TASK INSTRUCTIONS:
Set the data down again, exactly as it reads, but without the pictures.

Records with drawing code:
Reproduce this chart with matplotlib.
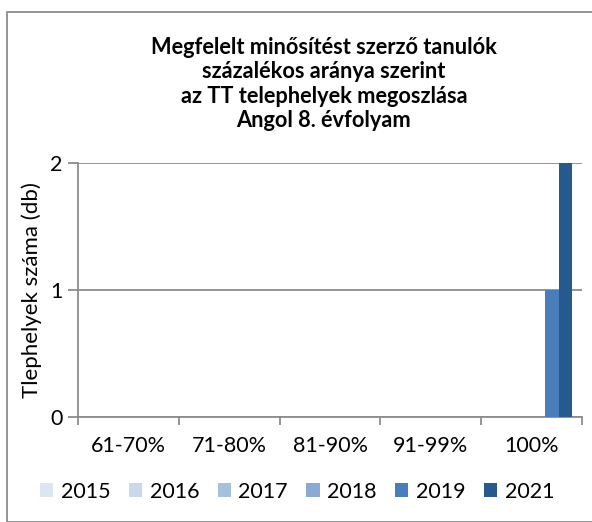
import matplotlib.pyplot as plt
import matplotlib.patches as patches
import numpy as np

plt.rcParams['font.family'] = ['Lato', 'DejaVu Sans']

categories = ['61-70%', '71-80%', '81-90%', '91-99%', '100%']
years = ['2015', '2016', '2017', '2018', '2019', '2021']
values = {
    '2015': [0, 0, 0, 0, 0],
    '2016': [0, 0, 0, 0, 0],
    '2017': [0, 0, 0, 0, 0],
    '2018': [0, 0, 0, 0, 0],
    '2019': [0, 0, 0, 0, 1],
    '2021': [0, 0, 0, 0, 2],
}
colors = ['#DCE6F2', '#C9D8EB', '#A7C0DE', '#8AAAD3', '#4A7EBB', '#265A8C']

title = ('Megfelelt minősítést szerző tanulók\n'
         'százalékos aránya szerint\n'
         'az TT telephelyek megoszlása\n'
         'Angol 8. évfolyam')

fig = plt.figure(figsize=(5.92, 5.22), dpi=100)
W, H = 592, 522

# outer chart border (cropped at right / bottom)
fig.add_artist(patches.Rectangle((7 / W, 0), 1.0, 1 - 12 / H, transform=fig.transFigure,
                                 fill=False, edgecolor='#8C8C8C', linewidth=1.3))

ax = fig.add_axes([78 / W, 1 - 417 / H, (582 - 78) / W, (417 - 163) / H])

x = np.arange(len(categories))
w = 0.134
for i, (yr, col) in enumerate(zip(years, colors)):
    ax.bar(x + (i - 2.5) * w, values[yr], width=w, color=col, label=yr, zorder=3)

ax.set_xlim(-0.5, len(categories) - 0.5)
ax.set_ylim(0, 2)
ax.set_yticks([0, 1, 2])
ax.set_xticks(x)
ax.set_xticklabels(categories)
ax.set_xticks(np.arange(len(categories) + 1) - 0.5, minor=True)
ax.tick_params(axis='x', which='major', length=0, pad=14, labelsize=15.5)
ax.tick_params(axis='x', which='minor', length=6, width=1.3, color='#8C8C8C')
ax.tick_params(axis='y', length=7, width=1.3, color='#8C8C8C', pad=4, labelsize=15.5)

ax.yaxis.grid(True, color='#8C8C8C', linewidth=1.3, zorder=0)
for s in ['top', 'right']:
    ax.spines[s].set_visible(False)
for s in ['left', 'bottom']:
    ax.spines[s].set_color('#8C8C8C')
    ax.spines[s].set_linewidth(1.3)

ax.set_ylabel('Tlephelyek száma (db)', fontsize=16)
ax.yaxis.set_label_coords(-0.072, 0.5)

fig.text(324 / W, 1 - 84 / H, title, ha='center', va='center',
         fontsize=15.7, fontweight='bold', linespacing=1.18)

fig.legend(loc='center', bbox_to_anchor=(0.502, 1 - 492 / H), ncol=6, frameon=False,
           fontsize=15.5, handlelength=0.62, handleheight=0.62, handletextpad=0.35,
           columnspacing=0.85)

fig.savefig('out.png', dpi=100)
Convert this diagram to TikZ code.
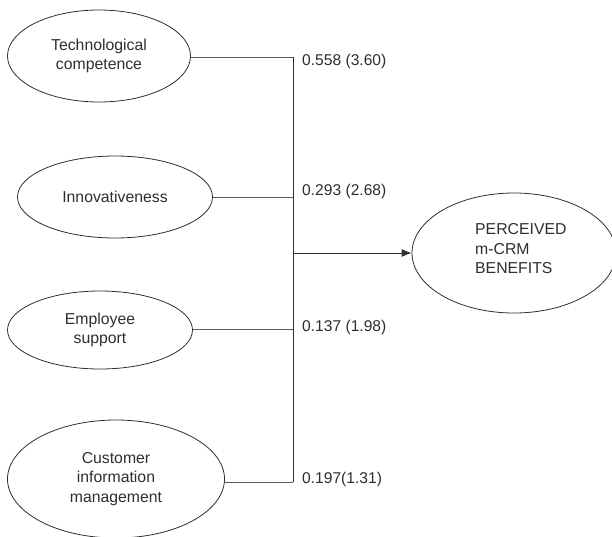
\documentclass[tikz,border=0pt]{standalone}
\usepackage{fontspec}
\setmainfont{Liberation Sans}
\usetikzlibrary{shapes.geometric,arrows.meta}
\definecolor{ink}{HTML}{2E2E2E}
\definecolor{wire}{HTML}{5A5A5A}
\begin{document}
\begin{tikzpicture}[x=1pt,y=-1pt,
  construct/.style={ellipse,draw=ink,line width=0.8pt,inner sep=0pt,text=ink,
    align=center,font=\fontsize{15.8}{19.5}\selectfont},
  coef/.style={anchor=west,inner sep=0pt,text=ink,font=\fontsize{15.6}{19}\selectfont},
  feed/.style={draw=wire,line width=0.9pt},
  spine/.style={draw=ink,line width=0.9pt}]
\useasboundingbox (0,0) rectangle (612,536);
\node[construct,minimum width=183pt,minimum height=92pt] (tech) at (99,56) {Technological\\competence};
\node[construct,minimum width=195pt,minimum height=82pt] (innov) at (115,197) {Innovativeness};
\node[construct,minimum width=185pt,minimum height=78pt] (emp) at (100,330) {Employee\\support};
\node[construct,minimum width=217pt,minimum height=118pt] (cust) at (116,479) {Customer\\information\\management};
\node[ellipse,draw=ink,line width=0.8pt,inner sep=0pt,minimum width=204pt,minimum height=120pt] (perc) at (514,253) {};
\node[anchor=west,align=left,inner sep=0pt,text=ink,font=\fontsize{15.8}{19.5}\selectfont] (perctext) at (475,249) {PERCEIVED\\m-CRM\\BENEFITS};
\coordinate (j1) at (293,57);
\coordinate (j2) at (293,197);
\coordinate (j3) at (293,329);
\coordinate (j4) at (293,482);
\coordinate (jm) at (293,253);
\draw[feed] (tech.east |- j1) -- (j1);
\draw[feed] (innov.east) -- (j2);
\draw[feed] (emp.east |- j3) -- (j3);
\draw[feed] (cust.east |- j4) -- (j4);
\draw[spine] (j1) -- (j4);
\draw[spine,-{Latex[length=10pt,width=8pt]}] (jm) -- (perc.west);
\node[coef] (c1) at (302,61) {0.558 (3.60)};
\node[coef] (c2) at (302,191) {0.293 (2.68)};
\node[coef] (c3) at (302,327) {0.137 (1.98)};
\node[coef] (c4) at (302,479) {0.197(1.31)};
\end{tikzpicture}
\end{document}
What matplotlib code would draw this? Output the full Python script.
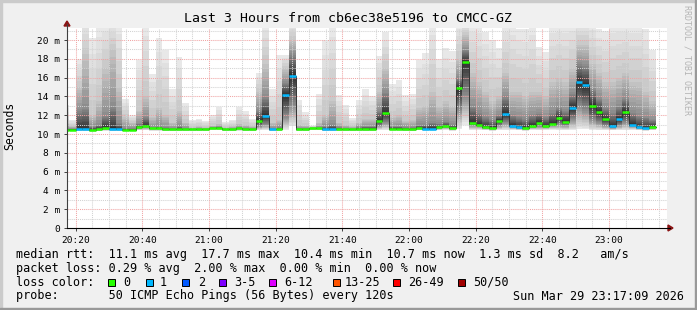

FINAL ANSWER:
Reproduce this chart with matplotlib.
import matplotlib.pyplot as plt
import matplotlib.patches as patches
import numpy as np

plt.rcParams['font.family'] = ['Lato', 'DejaVu Sans']

categories = ['61-70%', '71-80%', '81-90%', '91-99%', '100%']
years = ['2015', '2016', '2017', '2018', '2019', '2021']
values = {
    '2015': [0, 0, 0, 0, 0],
    '2016': [0, 0, 0, 0, 0],
    '2017': [0, 0, 0, 0, 0],
    '2018': [0, 0, 0, 0, 0],
    '2019': [0, 0, 0, 0, 1],
    '2021': [0, 0, 0, 0, 2],
}
colors = ['#DCE6F2', '#C9D8EB', '#A7C0DE', '#8AAAD3', '#4A7EBB', '#265A8C']

title = ('Megfelelt minősítést szerző tanulók\n'
         'százalékos aránya szerint\n'
         'az TT telephelyek megoszlása\n'
         'Angol 8. évfolyam')

fig = plt.figure(figsize=(5.92, 5.22), dpi=100)
W, H = 592, 522

# outer chart border (cropped at right / bottom)
fig.add_artist(patches.Rectangle((7 / W, 0), 1.0, 1 - 12 / H, transform=fig.transFigure,
                                 fill=False, edgecolor='#8C8C8C', linewidth=1.3))

ax = fig.add_axes([78 / W, 1 - 417 / H, (582 - 78) / W, (417 - 163) / H])

x = np.arange(len(categories))
w = 0.134
for i, (yr, col) in enumerate(zip(years, colors)):
    ax.bar(x + (i - 2.5) * w, values[yr], width=w, color=col, label=yr, zorder=3)

ax.set_xlim(-0.5, len(categories) - 0.5)
ax.set_ylim(0, 2)
ax.set_yticks([0, 1, 2])
ax.set_xticks(x)
ax.set_xticklabels(categories)
ax.set_xticks(np.arange(len(categories) + 1) - 0.5, minor=True)
ax.tick_params(axis='x', which='major', length=0, pad=14, labelsize=15.5)
ax.tick_params(axis='x', which='minor', length=6, width=1.3, color='#8C8C8C')
ax.tick_params(axis='y', length=7, width=1.3, color='#8C8C8C', pad=4, labelsize=15.5)

ax.yaxis.grid(True, color='#8C8C8C', linewidth=1.3, zorder=0)
for s in ['top', 'right']:
    ax.spines[s].set_visible(False)
for s in ['left', 'bottom']:
    ax.spines[s].set_color('#8C8C8C')
    ax.spines[s].set_linewidth(1.3)

ax.set_ylabel('Tlephelyek száma (db)', fontsize=16)
ax.yaxis.set_label_coords(-0.072, 0.5)

fig.text(324 / W, 1 - 84 / H, title, ha='center', va='center',
         fontsize=15.7, fontweight='bold', linespacing=1.18)

fig.legend(loc='center', bbox_to_anchor=(0.502, 1 - 492 / H), ncol=6, frameon=False,
           fontsize=15.5, handlelength=0.62, handleheight=0.62, handletextpad=0.35,
           columnspacing=0.85)

fig.savefig('out.png', dpi=100)
Convert this diagram to TikZ code.
\documentclass[tikz,border=0pt]{standalone}
\usepackage{fontspec}
\setmainfont{Liberation Sans}
\usetikzlibrary{shapes.geometric,arrows.meta}
\definecolor{ink}{HTML}{2E2E2E}
\definecolor{wire}{HTML}{5A5A5A}
\begin{document}
\begin{tikzpicture}[x=1pt,y=-1pt,
  construct/.style={ellipse,draw=ink,line width=0.8pt,inner sep=0pt,text=ink,
    align=center,font=\fontsize{15.8}{19.5}\selectfont},
  coef/.style={anchor=west,inner sep=0pt,text=ink,font=\fontsize{15.6}{19}\selectfont},
  feed/.style={draw=wire,line width=0.9pt},
  spine/.style={draw=ink,line width=0.9pt}]
\useasboundingbox (0,0) rectangle (612,536);
\node[construct,minimum width=183pt,minimum height=92pt] (tech) at (99,56) {Technological\\competence};
\node[construct,minimum width=195pt,minimum height=82pt] (innov) at (115,197) {Innovativeness};
\node[construct,minimum width=185pt,minimum height=78pt] (emp) at (100,330) {Employee\\support};
\node[construct,minimum width=217pt,minimum height=118pt] (cust) at (116,479) {Customer\\information\\management};
\node[ellipse,draw=ink,line width=0.8pt,inner sep=0pt,minimum width=204pt,minimum height=120pt] (perc) at (514,253) {};
\node[anchor=west,align=left,inner sep=0pt,text=ink,font=\fontsize{15.8}{19.5}\selectfont] (perctext) at (475,249) {PERCEIVED\\m-CRM\\BENEFITS};
\coordinate (j1) at (293,57);
\coordinate (j2) at (293,197);
\coordinate (j3) at (293,329);
\coordinate (j4) at (293,482);
\coordinate (jm) at (293,253);
\draw[feed] (tech.east |- j1) -- (j1);
\draw[feed] (innov.east) -- (j2);
\draw[feed] (emp.east |- j3) -- (j3);
\draw[feed] (cust.east |- j4) -- (j4);
\draw[spine] (j1) -- (j4);
\draw[spine,-{Latex[length=10pt,width=8pt]}] (jm) -- (perc.west);
\node[coef] (c1) at (302,61) {0.558 (3.60)};
\node[coef] (c2) at (302,191) {0.293 (2.68)};
\node[coef] (c3) at (302,327) {0.137 (1.98)};
\node[coef] (c4) at (302,479) {0.197(1.31)};
\end{tikzpicture}
\end{document}
What matplotlib code would draw this? Output the full Python script.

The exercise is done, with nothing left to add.